▸ **Stated problem**: Copy out each line exactly; pictures stay out of the copy.
+++ Recorded data
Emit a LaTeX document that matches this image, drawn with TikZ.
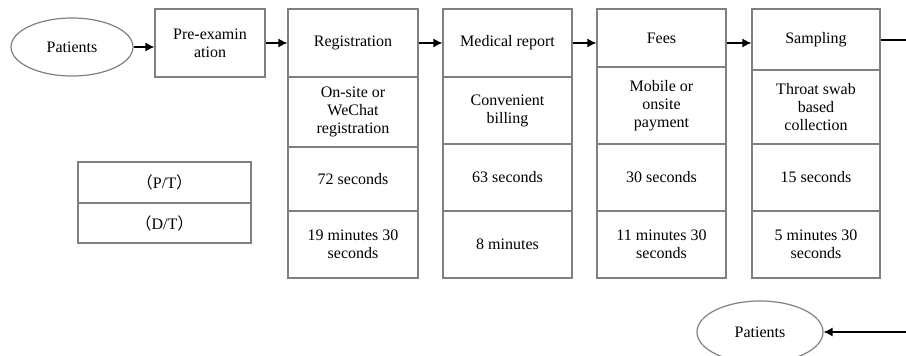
\documentclass[tikz,border=0pt]{standalone}
\usepackage{fontspec}
\setmainfont{Liberation Serif}
\newfontfamily\cjk{Noto Sans CJK SC}
\usepackage{tikz}
\usetikzlibrary{shapes}
\usetikzlibrary{arrows.meta}
\tikzstyle{patient}=[ellipse,draw=gray,line width=1.2pt,text=black]
\tikzstyle{etape}=[rectangle,draw=gray,line width=1.2pt,align=center,inner sep=2pt]
\tikzstyle{suite}=[-{Latex[length=9pt,width=9pt]},line width=1.3pt,black]

\begin{document}
\begin{tikzpicture}[x=1pt,y=-1pt,font=\fontsize{16}{18}\selectfont]
\clip (0,0) rectangle (906,356);
\node[patient,minimum width=122pt,minimum height=58pt] (p1) at (72,47) {Patients};
\node[etape,minimum width=110pt,minimum height=68pt] (pre) at (210,43) {Pre-examin\\ation};
% Registration
\node[etape,minimum width=130pt,minimum height=68pt] (reg) at (353,43) {Registration};
\node[etape,minimum width=130pt,minimum height=70pt] (regm) at (353,112) {On-site or\\WeChat\\registration};
\node[etape,minimum width=130pt,minimum height=64pt] (regpt) at (353,179) {72 seconds};
\node[etape,minimum width=130pt,minimum height=67pt] (regdt) at (353,244.5) {19 minutes 30\\seconds};
% Medical report
\node[etape,minimum width=129pt,minimum height=68pt] (med) at (507.5,43) {Medical report};
\node[etape,minimum width=129pt,minimum height=67pt] (medm) at (507.5,110.5) {Convenient\\billing};
\node[etape,minimum width=129pt,minimum height=67pt] (medpt) at (507.5,177.5) {63 seconds};
\node[etape,minimum width=129pt,minimum height=67pt] (meddt) at (507.5,244.5) {8 minutes};
% Fees
\node[etape,minimum width=129pt,minimum height=58pt] (fee) at (661.5,38) {Fees};
\node[etape,minimum width=129pt,minimum height=77pt] (feem) at (661.5,105.5) {Mobile or\\onsite\\payment};
\node[etape,minimum width=129pt,minimum height=67pt] (feept) at (661.5,177.5) {30 seconds};
\node[etape,minimum width=129pt,minimum height=67pt] (feedt) at (661.5,244.5) {11 minutes 30\\seconds};
% Sampling
\node[etape,minimum width=128pt,minimum height=61pt] (samp) at (816,39.5) {Sampling};
\node[etape,minimum width=128pt,minimum height=74pt] (sampm) at (816,107) {Throat swab\\based\\collection};
\node[etape,minimum width=128pt,minimum height=67pt] (samppt) at (816,177.5) {15 seconds};
\node[etape,minimum width=128pt,minimum height=67pt] (sampdt) at (816,244.5) {5 minutes 30\\seconds};
% legende
\node[etape,minimum width=173pt,minimum height=41pt] (pt) at (164.5,182.5) {{\cjk （}P/T{\cjk ）}};
\node[etape,minimum width=173pt,minimum height=40pt] (dt) at (164.5,223) {{\cjk （}D/T{\cjk ）}};
\node[patient,minimum width=126pt,minimum height=62pt] (p2) at (760,332) {Patients};
\coordinate (tour) at (914,40);
%fleches
\draw[suite] (p1) -- (p1 -| pre.west);
\draw[suite] (pre) -- (pre -| reg.west);
\draw[suite] (reg) -- (med);
\draw[suite] (med) -- (med -| fee.west);
\draw[suite] (med -| fee.east) -- (med -| samp.west);
\draw[suite] (samp.east |- tour) -- (tour) |- (p2);
\end{tikzpicture}
\end{document}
++++++
▸ **Final result**:
Emit a LaTeX document that matches this image, drawn with TikZ.
\documentclass[tikz,border=0pt]{standalone}
\usepackage{fontspec}
\setmainfont{Liberation Serif}
\newfontfamily\cjk{Noto Sans CJK SC}
\usepackage{tikz}
\usetikzlibrary{shapes}
\usetikzlibrary{arrows.meta}
\tikzstyle{patient}=[ellipse,draw=gray,line width=1.2pt,text=black]
\tikzstyle{etape}=[rectangle,draw=gray,line width=1.2pt,align=center,inner sep=2pt]
\tikzstyle{suite}=[-{Latex[length=9pt,width=9pt]},line width=1.3pt,black]

\begin{document}
\begin{tikzpicture}[x=1pt,y=-1pt,font=\fontsize{16}{18}\selectfont]
\clip (0,0) rectangle (906,356);
\node[patient,minimum width=122pt,minimum height=58pt] (p1) at (72,47) {Patients};
\node[etape,minimum width=110pt,minimum height=68pt] (pre) at (210,43) {Pre-examin\\ation};
% Registration
\node[etape,minimum width=130pt,minimum height=68pt] (reg) at (353,43) {Registration};
\node[etape,minimum width=130pt,minimum height=70pt] (regm) at (353,112) {On-site or\\WeChat\\registration};
\node[etape,minimum width=130pt,minimum height=64pt] (regpt) at (353,179) {72 seconds};
\node[etape,minimum width=130pt,minimum height=67pt] (regdt) at (353,244.5) {19 minutes 30\\seconds};
% Medical report
\node[etape,minimum width=129pt,minimum height=68pt] (med) at (507.5,43) {Medical report};
\node[etape,minimum width=129pt,minimum height=67pt] (medm) at (507.5,110.5) {Convenient\\billing};
\node[etape,minimum width=129pt,minimum height=67pt] (medpt) at (507.5,177.5) {63 seconds};
\node[etape,minimum width=129pt,minimum height=67pt] (meddt) at (507.5,244.5) {8 minutes};
% Fees
\node[etape,minimum width=129pt,minimum height=58pt] (fee) at (661.5,38) {Fees};
\node[etape,minimum width=129pt,minimum height=77pt] (feem) at (661.5,105.5) {Mobile or\\onsite\\payment};
\node[etape,minimum width=129pt,minimum height=67pt] (feept) at (661.5,177.5) {30 seconds};
\node[etape,minimum width=129pt,minimum height=67pt] (feedt) at (661.5,244.5) {11 minutes 30\\seconds};
% Sampling
\node[etape,minimum width=128pt,minimum height=61pt] (samp) at (816,39.5) {Sampling};
\node[etape,minimum width=128pt,minimum height=74pt] (sampm) at (816,107) {Throat swab\\based\\collection};
\node[etape,minimum width=128pt,minimum height=67pt] (samppt) at (816,177.5) {15 seconds};
\node[etape,minimum width=128pt,minimum height=67pt] (sampdt) at (816,244.5) {5 minutes 30\\seconds};
% legende
\node[etape,minimum width=173pt,minimum height=41pt] (pt) at (164.5,182.5) {{\cjk （}P/T{\cjk ）}};
\node[etape,minimum width=173pt,minimum height=40pt] (dt) at (164.5,223) {{\cjk （}D/T{\cjk ）}};
\node[patient,minimum width=126pt,minimum height=62pt] (p2) at (760,332) {Patients};
\coordinate (tour) at (914,40);
%fleches
\draw[suite] (p1) -- (p1 -| pre.west);
\draw[suite] (pre) -- (pre -| reg.west);
\draw[suite] (reg) -- (med);
\draw[suite] (med) -- (med -| fee.west);
\draw[suite] (med -| fee.east) -- (med -| samp.west);
\draw[suite] (samp.east |- tour) -- (tour) |- (p2);
\end{tikzpicture}
\end{document}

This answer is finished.